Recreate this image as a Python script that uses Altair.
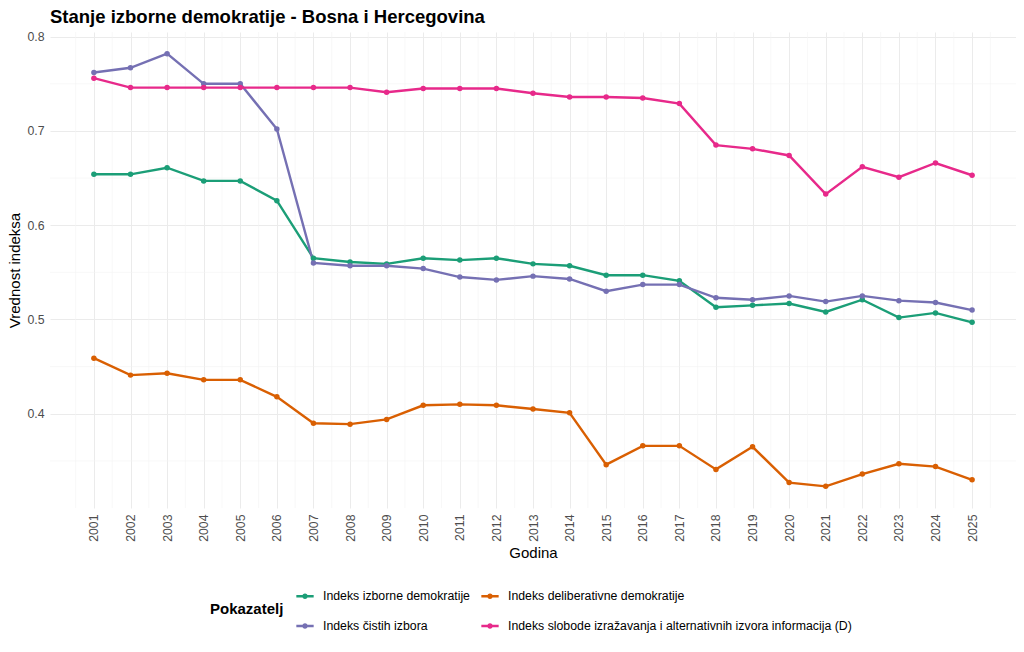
import altair as alt
import pandas as pd

years = list(range(2001, 2026))
series_names = [
    "Indeks izborne demokratije",
    "Indeks deliberativne demokratije",
    "Indeks čistih izbora",
    "Indeks slobode izražavanja i alternativnih izvora informacija (D)",
]
electoral = [0.654, 0.654, 0.661, 0.647, 0.647, 0.626, 0.565, 0.561, 0.559, 0.565,
             0.563, 0.565, 0.559, 0.557, 0.547, 0.547, 0.541, 0.513, 0.515, 0.517,
             0.508, 0.521, 0.502, 0.507, 0.497]
deliberative = [0.459, 0.441, 0.443, 0.436, 0.436, 0.418, 0.390, 0.389, 0.394, 0.409,
                0.410, 0.409, 0.405, 0.401, 0.346, 0.366, 0.366, 0.341, 0.365, 0.327,
                0.323, 0.336, 0.347, 0.344, 0.330]
clean = [0.762, 0.767, 0.782, 0.750, 0.750, 0.702, 0.560, 0.557, 0.557, 0.554,
         0.545, 0.542, 0.546, 0.543, 0.530, 0.537, 0.537, 0.523, 0.521, 0.525,
         0.519, 0.525, 0.520, 0.518, 0.510]
freedom = [0.756, 0.746, 0.746, 0.746, 0.746, 0.746, 0.746, 0.746, 0.741, 0.745,
           0.745, 0.745, 0.740, 0.736, 0.736, 0.735, 0.729, 0.685, 0.681, 0.674,
           0.633, 0.662, 0.651, 0.666, 0.653]
colors = ["#1B9E77", "#D95F02", "#7570B3", "#E7298A"]

y_ticks = [0.4, 0.5, 0.6, 0.7, 0.8]
y_minor = [0.35, 0.45, 0.55, 0.65, 0.75]
x_minor = [2000.5, 2001.5, 2002.5, 2003.5, 2004.5, 2005.5, 2006.5, 2007.5, 2008.5,
           2009.5, 2010.5, 2011.5, 2012.5, 2013.5, 2014.5, 2015.5, 2016.5, 2017.5,
           2018.5, 2019.5, 2020.5, 2021.5, 2022.5, 2023.5, 2024.5, 2025.5]

all_series = [electoral, deliberative, clean, freedom]
rows = []
for name, vals in zip(series_names, all_series):
    for yr, v in zip(years, vals):
        rows.append({"Godina": yr, "Vrednost": v, "Pokazatelj": name})
df = pd.DataFrame(rows)
df_xminor = pd.DataFrame({"Godina": x_minor})
df_yminor = pd.DataFrame({"Vrednost": y_minor})

FONT = "Liberation Sans"

x_scale = alt.Scale(domain=[1999.8, 2026.2], nice=False, zero=False)
y_scale = alt.Scale(domain=[0.30005, 0.80495], nice=False, zero=False)

x_enc = alt.X("Godina:Q", scale=x_scale,
              axis=alt.Axis(title="Godina", values=years, format="d", labelAngle=270,
                            labelPadding=6, titlePadding=4, grid=True))
y_enc = alt.Y("Vrednost:Q", scale=y_scale,
              axis=alt.Axis(title="Vrednost indeksa", values=y_ticks, format=".1f",
                            labelPadding=6, titlePadding=4, grid=True))

legend_symbol = "M-1,0L1,0M-0.18,0A0.18,0.18 0 1,0 0.18,0A0.18,0.18 0 1,0 -0.18,0"

color_enc = alt.Color(
    "Pokazatelj:N",
    scale=alt.Scale(domain=series_names, range=colors),
    legend=alt.Legend(
        title="Pokazatelj",
        orient="none",
        legendX=160,
        legendY=554,
        columns=2,
        direction="horizontal",
        titleOrient="left",
        titleAnchor="middle",
        titleBaseline="middle",
        titleFontSize=15,
        titleFontWeight="bold",
        titleColor="black",
        titleFont=FONT,
        titlePadding=11,
        labelFont=FONT,
        labelFontSize=12.3,
        labelColor="black",
        labelOffset=8,
        labelLimit=0,
        symbolType=legend_symbol,
        symbolSize=300,
        symbolStrokeWidth=2.4,
        rowPadding=13,
        columnPadding=6,
        padding=0,
    ),
)

minor_x_rules = alt.Chart(df_xminor).mark_rule(color="#F4F4F4", strokeWidth=0.6).encode(
    x=alt.X("Godina:Q", scale=x_scale)
)
minor_y_rules = alt.Chart(df_yminor).mark_rule(color="#F4F4F4", strokeWidth=0.6).encode(
    y=alt.Y("Vrednost:Q", scale=y_scale)
)

base = alt.Chart(df).encode(x=x_enc, y=y_enc, color=color_enc)
lines = base.mark_line(strokeWidth=2.4)
points = base.mark_circle(size=30, opacity=1)

chart = alt.layer(minor_x_rules, minor_y_rules, lines, points).properties(
    width=966,
    height=476,
    padding={"left": 42, "top": 24, "right": 0, "bottom": 136},
    autosize=alt.AutoSizeParams(type="none"),
    title=alt.TitleParams(
        text="Stanje izborne demokratije - Bosna i Hercegovina",
        anchor="start",
        frame="group",
        offset=4,
        fontSize=18.5,
        fontWeight="bold",
        font=FONT,
        color="black",
    ),
).configure_axis(
    domain=False,
    ticks=False,
    tickSize=0,
    gridColor="#EBEBEB",
    gridWidth=1,
    labelColor="#4D4D4D",
    labelFont=FONT,
    labelFontSize=12.3,
    titleFont=FONT,
    titleFontSize=15,
    titleFontWeight="normal",
    titleColor="black",
).configure_view(stroke=None)

chart.save("out.html", embed_options={"renderer": "svg", "actions": False})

**DESCRIPTION OF THE TASK:**
Without the images, write out each line of the data verbatim.

**ANSWER TO THIS TASK:**
Recreate this image as a Python script that uses Altair.
import altair as alt
import pandas as pd

years = list(range(2001, 2026))
series_names = [
    "Indeks izborne demokratije",
    "Indeks deliberativne demokratije",
    "Indeks čistih izbora",
    "Indeks slobode izražavanja i alternativnih izvora informacija (D)",
]
electoral = [0.654, 0.654, 0.661, 0.647, 0.647, 0.626, 0.565, 0.561, 0.559, 0.565,
             0.563, 0.565, 0.559, 0.557, 0.547, 0.547, 0.541, 0.513, 0.515, 0.517,
             0.508, 0.521, 0.502, 0.507, 0.497]
deliberative = [0.459, 0.441, 0.443, 0.436, 0.436, 0.418, 0.390, 0.389, 0.394, 0.409,
                0.410, 0.409, 0.405, 0.401, 0.346, 0.366, 0.366, 0.341, 0.365, 0.327,
                0.323, 0.336, 0.347, 0.344, 0.330]
clean = [0.762, 0.767, 0.782, 0.750, 0.750, 0.702, 0.560, 0.557, 0.557, 0.554,
         0.545, 0.542, 0.546, 0.543, 0.530, 0.537, 0.537, 0.523, 0.521, 0.525,
         0.519, 0.525, 0.520, 0.518, 0.510]
freedom = [0.756, 0.746, 0.746, 0.746, 0.746, 0.746, 0.746, 0.746, 0.741, 0.745,
           0.745, 0.745, 0.740, 0.736, 0.736, 0.735, 0.729, 0.685, 0.681, 0.674,
           0.633, 0.662, 0.651, 0.666, 0.653]
colors = ["#1B9E77", "#D95F02", "#7570B3", "#E7298A"]

y_ticks = [0.4, 0.5, 0.6, 0.7, 0.8]
y_minor = [0.35, 0.45, 0.55, 0.65, 0.75]
x_minor = [2000.5, 2001.5, 2002.5, 2003.5, 2004.5, 2005.5, 2006.5, 2007.5, 2008.5,
           2009.5, 2010.5, 2011.5, 2012.5, 2013.5, 2014.5, 2015.5, 2016.5, 2017.5,
           2018.5, 2019.5, 2020.5, 2021.5, 2022.5, 2023.5, 2024.5, 2025.5]

all_series = [electoral, deliberative, clean, freedom]
rows = []
for name, vals in zip(series_names, all_series):
    for yr, v in zip(years, vals):
        rows.append({"Godina": yr, "Vrednost": v, "Pokazatelj": name})
df = pd.DataFrame(rows)
df_xminor = pd.DataFrame({"Godina": x_minor})
df_yminor = pd.DataFrame({"Vrednost": y_minor})

FONT = "Liberation Sans"

x_scale = alt.Scale(domain=[1999.8, 2026.2], nice=False, zero=False)
y_scale = alt.Scale(domain=[0.30005, 0.80495], nice=False, zero=False)

x_enc = alt.X("Godina:Q", scale=x_scale,
              axis=alt.Axis(title="Godina", values=years, format="d", labelAngle=270,
                            labelPadding=6, titlePadding=4, grid=True))
y_enc = alt.Y("Vrednost:Q", scale=y_scale,
              axis=alt.Axis(title="Vrednost indeksa", values=y_ticks, format=".1f",
                            labelPadding=6, titlePadding=4, grid=True))

legend_symbol = "M-1,0L1,0M-0.18,0A0.18,0.18 0 1,0 0.18,0A0.18,0.18 0 1,0 -0.18,0"

color_enc = alt.Color(
    "Pokazatelj:N",
    scale=alt.Scale(domain=series_names, range=colors),
    legend=alt.Legend(
        title="Pokazatelj",
        orient="none",
        legendX=160,
        legendY=554,
        columns=2,
        direction="horizontal",
        titleOrient="left",
        titleAnchor="middle",
        titleBaseline="middle",
        titleFontSize=15,
        titleFontWeight="bold",
        titleColor="black",
        titleFont=FONT,
        titlePadding=11,
        labelFont=FONT,
        labelFontSize=12.3,
        labelColor="black",
        labelOffset=8,
        labelLimit=0,
        symbolType=legend_symbol,
        symbolSize=300,
        symbolStrokeWidth=2.4,
        rowPadding=13,
        columnPadding=6,
        padding=0,
    ),
)

minor_x_rules = alt.Chart(df_xminor).mark_rule(color="#F4F4F4", strokeWidth=0.6).encode(
    x=alt.X("Godina:Q", scale=x_scale)
)
minor_y_rules = alt.Chart(df_yminor).mark_rule(color="#F4F4F4", strokeWidth=0.6).encode(
    y=alt.Y("Vrednost:Q", scale=y_scale)
)

base = alt.Chart(df).encode(x=x_enc, y=y_enc, color=color_enc)
lines = base.mark_line(strokeWidth=2.4)
points = base.mark_circle(size=30, opacity=1)

chart = alt.layer(minor_x_rules, minor_y_rules, lines, points).properties(
    width=966,
    height=476,
    padding={"left": 42, "top": 24, "right": 0, "bottom": 136},
    autosize=alt.AutoSizeParams(type="none"),
    title=alt.TitleParams(
        text="Stanje izborne demokratije - Bosna i Hercegovina",
        anchor="start",
        frame="group",
        offset=4,
        fontSize=18.5,
        fontWeight="bold",
        font=FONT,
        color="black",
    ),
).configure_axis(
    domain=False,
    ticks=False,
    tickSize=0,
    gridColor="#EBEBEB",
    gridWidth=1,
    labelColor="#4D4D4D",
    labelFont=FONT,
    labelFontSize=12.3,
    titleFont=FONT,
    titleFontSize=15,
    titleFontWeight="normal",
    titleColor="black",
).configure_view(stroke=None)

chart.save("out.html", embed_options={"renderer": "svg", "actions": False})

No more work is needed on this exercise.